# Simplified Aethalometer Data Analysis

This notebook demonstrates the **dramatically simplified** approach to aethalometer data analysis using the new modular system.

## 🎯 What's New?

- **One-line setup**: `setup, datasets = load_etad_data()`
- **Automatic quality assessment**: Built into the loading process
- **Intelligent fallbacks**: Modular system + fallback loading automatically
- **Clean data access**: Simple methods to get exactly what you need
- **Easy customization**: Configuration-driven approach

## 📋 Comparison

**OLD**: 200+ lines of complex setup code  
**NEW**: 2 lines to load everything

Let's see it in action! 🚀

## 1. 🚀 Configurable Data Loading

You now have full control over the configuration. The setup below shows:
- **Explicit configuration parameters** - easily change site code, wavelength, quality thresholds
- **Clear file paths** - see exactly what files are being loaded
- **Multiple options** - use default configs, create custom ones, or modify parameters

This replaces 200+ lines of complex setup code from the original notebook:

In [None]:
import sys
import os
sys.path.insert(0, os.path.join(os.path.dirname(os.getcwd()), 'src'))
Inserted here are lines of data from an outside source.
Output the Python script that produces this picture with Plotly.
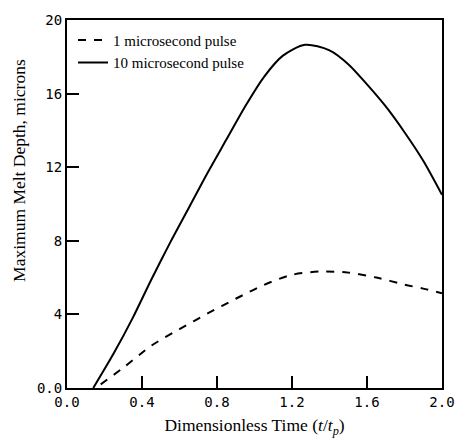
import plotly.graph_objects as go

# 10 microsecond pulse (solid)
t_10 = [0.14, 0.25, 0.35, 0.45, 0.55, 0.65, 0.75, 0.85, 0.95, 1.05, 1.15, 1.27,
        1.4, 1.5, 1.6, 1.7, 1.8, 1.9, 2.0]
d_10 = [0.0, 1.9, 3.8, 5.9, 7.9, 9.8, 11.7, 13.5, 15.3, 16.9, 18.05, 18.65,
        18.35, 17.6, 16.5, 15.3, 13.9, 12.35, 10.5]

# 1 microsecond pulse (dashed)
t_1 = [0.18, 0.3, 0.45, 0.6, 0.75, 0.9, 1.05, 1.2, 1.35, 1.5, 1.65, 1.8, 1.9, 2.0]
d_1 = [0.2, 1.1, 2.3, 3.2, 4.05, 4.85, 5.6, 6.15, 6.33, 6.27, 6.0, 5.62, 5.4, 5.15]

x_ticks = [0.0, 0.4, 0.8, 1.2, 1.6, 2.0]
x_labels = ["0.0", "0.4", "0.8", "1.2", "1.6", "2.0"]
y_ticks = [0, 4, 8, 12, 16, 20]
y_labels = ["0.0", "4", "8", "12", "16", "20"]

fig = go.Figure()
fig.add_trace(go.Scatter(x=t_1, y=d_1, mode="lines", name="1 microsecond pulse",
                         line=dict(color="black", width=2, dash="8px,8px", shape="spline",
                                   smoothing=0.8)))
fig.add_trace(go.Scatter(x=t_10, y=d_10, mode="lines", name="10 microsecond pulse",
                         line=dict(color="black", width=2, shape="spline", smoothing=0.8)))

tickfont = dict(family="DejaVu Sans Mono", size=14, color="black")
serif = "Liberation Serif"

fig.update_layout(
    width=467, height=444,
    margin=dict(l=67, r=17, t=15, b=51),
    paper_bgcolor="white", plot_bgcolor="white",
    font=dict(family=serif, color="black", size=15),
    legend=dict(x=0.016, y=0.99, xanchor="left", yanchor="top", bgcolor="rgba(0,0,0,0)",
                font=dict(family=serif, size=15), itemwidth=30, tracegroupgap=0),
    xaxis=dict(range=[0, 2.0], tickvals=x_ticks, ticktext=x_labels, ticks="inside",
               ticklen=12, tickwidth=1.5, tickcolor="black", showgrid=False, zeroline=False,
               showline=True, linecolor="black", linewidth=2, mirror=True,
               tickfont=tickfont,
               title=dict(text="Dimensionless Time (<i>t</i>/<i>t</i><sub><i>p</i></sub>)",
                          font=dict(family=serif, size=17.5), standoff=10)),
    yaxis=dict(range=[0, 20], tickvals=y_ticks, ticktext=y_labels, ticks="inside",
               ticklen=12, tickwidth=1.5, tickcolor="black", showgrid=False, zeroline=False,
               showline=True, linecolor="black", linewidth=2, mirror=True,
               tickfont=tickfont),
    annotations=[dict(text="Maximum Melt Depth, microns", xref="paper", yref="paper",
                      x=-0.128, y=0.59, xanchor="center", yanchor="middle", textangle=-90,
                      showarrow=False, font=dict(family=serif, size=17.5))],
)

fig.write_html("out.html")
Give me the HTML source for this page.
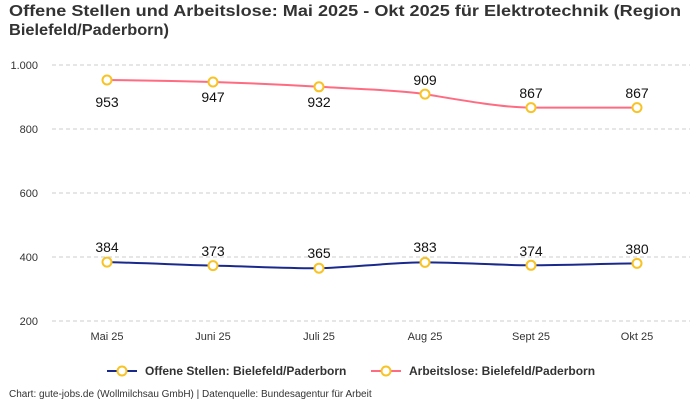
<!DOCTYPE html>
<html><head><meta charset="utf-8"><style>body{margin:0;background:#fff}svg{display:block}</style></head><body>
<svg width="700" height="400" xmlns="http://www.w3.org/2000/svg" font-family="Liberation Sans, sans-serif">
<text x="9" y="16" font-size="16" font-weight="bold" fill="#333" textLength="672" lengthAdjust="spacingAndGlyphs">Offene Stellen und Arbeitslose: Mai 2025 - Okt 2025 für Elektrotechnik (Region</text>
<text x="9" y="35" font-size="16" font-weight="bold" fill="#333" textLength="160" lengthAdjust="spacingAndGlyphs">Bielefeld/Paderborn)</text>
<g stroke="#ccc" stroke-dasharray="4,3" stroke-width="1">
<line x1="52" y1="65" x2="690" y2="65"/><line x1="52" y1="129" x2="690" y2="129"/><line x1="52" y1="193" x2="690" y2="193"/><line x1="52" y1="257" x2="690" y2="257"/><line x1="52" y1="321" x2="690" y2="321"/>
</g>
<g font-size="11" fill="#333" text-anchor="end">
<text x="38" y="69">1.000</text><text x="38" y="133">800</text><text x="38" y="197">600</text><text x="38" y="261">400</text><text x="38" y="325">200</text>
</g>
<g font-size="11" fill="#333" text-anchor="middle">
<text x="107" y="340">Mai 25</text><text x="213" y="340">Juni 25</text><text x="319" y="340">Juli 25</text><text x="425" y="340">Aug 25</text><text x="531" y="340">Sept 25</text><text x="637" y="340">Okt 25</text>
</g>
<path d="M107,80 C160,80.5 180,81 213,82 S290,85 319,86.8 S400,90 425,94.1 S500,107.6 531,107.6 L637,107.6" fill="none" stroke="#ff6b81" stroke-width="2"/>
<path d="M107,262.1 C160,263.5 180,265 213,265.6 S290,268.5 319,268.2 S390,262.4 425,262.4 S500,265.3 531,265.3 S610,263.6 637,263.4" fill="none" stroke="#1a2a8c" stroke-width="2"/>
<g fill="#fff" stroke="#f7c325" stroke-width="2">
<circle cx="107" cy="80" r="4.5"/><circle cx="213" cy="82" r="4.5"/><circle cx="319" cy="86.8" r="4.5"/><circle cx="425" cy="94.1" r="4.5"/><circle cx="531" cy="107.6" r="4.5"/><circle cx="637" cy="107.6" r="4.5"/>
<circle cx="107" cy="262.1" r="4.5"/><circle cx="213" cy="265.6" r="4.5"/><circle cx="319" cy="268.2" r="4.5"/><circle cx="425" cy="262.4" r="4.5"/><circle cx="531" cy="265.3" r="4.5"/><circle cx="637" cy="263.4" r="4.5"/>
</g>
<g font-size="14" fill="#111" text-anchor="middle">
<text x="107" y="107">953</text><text x="213" y="102">947</text><text x="319" y="107">932</text><text x="425" y="85">909</text><text x="531" y="98">867</text><text x="637" y="98">867</text>
<text x="107" y="252">384</text><text x="213" y="256">373</text><text x="319" y="258">365</text><text x="425" y="252">383</text><text x="531" y="256">374</text><text x="637" y="254">380</text>
</g>
<line x1="107" y1="371" x2="137" y2="371" stroke="#1a2a8c" stroke-width="2"/><circle cx="122" cy="371" r="4.5" fill="#fff" stroke="#f7c325" stroke-width="2"/>
<text x="145" y="375" font-size="12" font-weight="bold" fill="#333">Offene Stellen: Bielefeld/Paderborn</text>
<line x1="371" y1="371" x2="401" y2="371" stroke="#ff6b81" stroke-width="2"/><circle cx="386" cy="371" r="4.5" fill="#fff" stroke="#f7c325" stroke-width="2"/>
<text x="409" y="375" font-size="12" font-weight="bold" fill="#333">Arbeitslose: Bielefeld/Paderborn</text>
<text x="9" y="397" font-size="10" fill="#333">Chart: gute-jobs.de (Wollmilchsau GmbH) | Datenquelle: Bundesagentur für Arbeit</text>
</svg>
</body></html>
# Import the necessary modules for more explicit configuration
from notebook_utils.setup import NotebookSetup, create_custom_config
from config.notebook_config import NotebookConfig, ConfigurationManager

# Option 1: Use default ETAD configuration with explicit parameters
config = NotebookConfig(
    site_code='ETAD',
    wavelength='Red',  # Choose from: 'Red', 'Blue', 'Green', 'UV', 'IR'
    quality_threshold=10,  # Maximum missing minutes for "excellent" quality
    output_format='jpl',  # 'jpl' or 'standard' format
    min_samples_for_analysis=30,
    confidence_level=0.95,
    outlier_threshold=3.0,
    figure_size=(12, 8),
    font_size=10,
    dpi=300
)

# Set ETAD-specific file paths
base_data_path = "/Users/ahzs645/Library/CloudStorage/GoogleDrive-ahzs645@gmail.com/My Drive/University/Research/Grad/UC Davis Ann/NASA MAIA/Data"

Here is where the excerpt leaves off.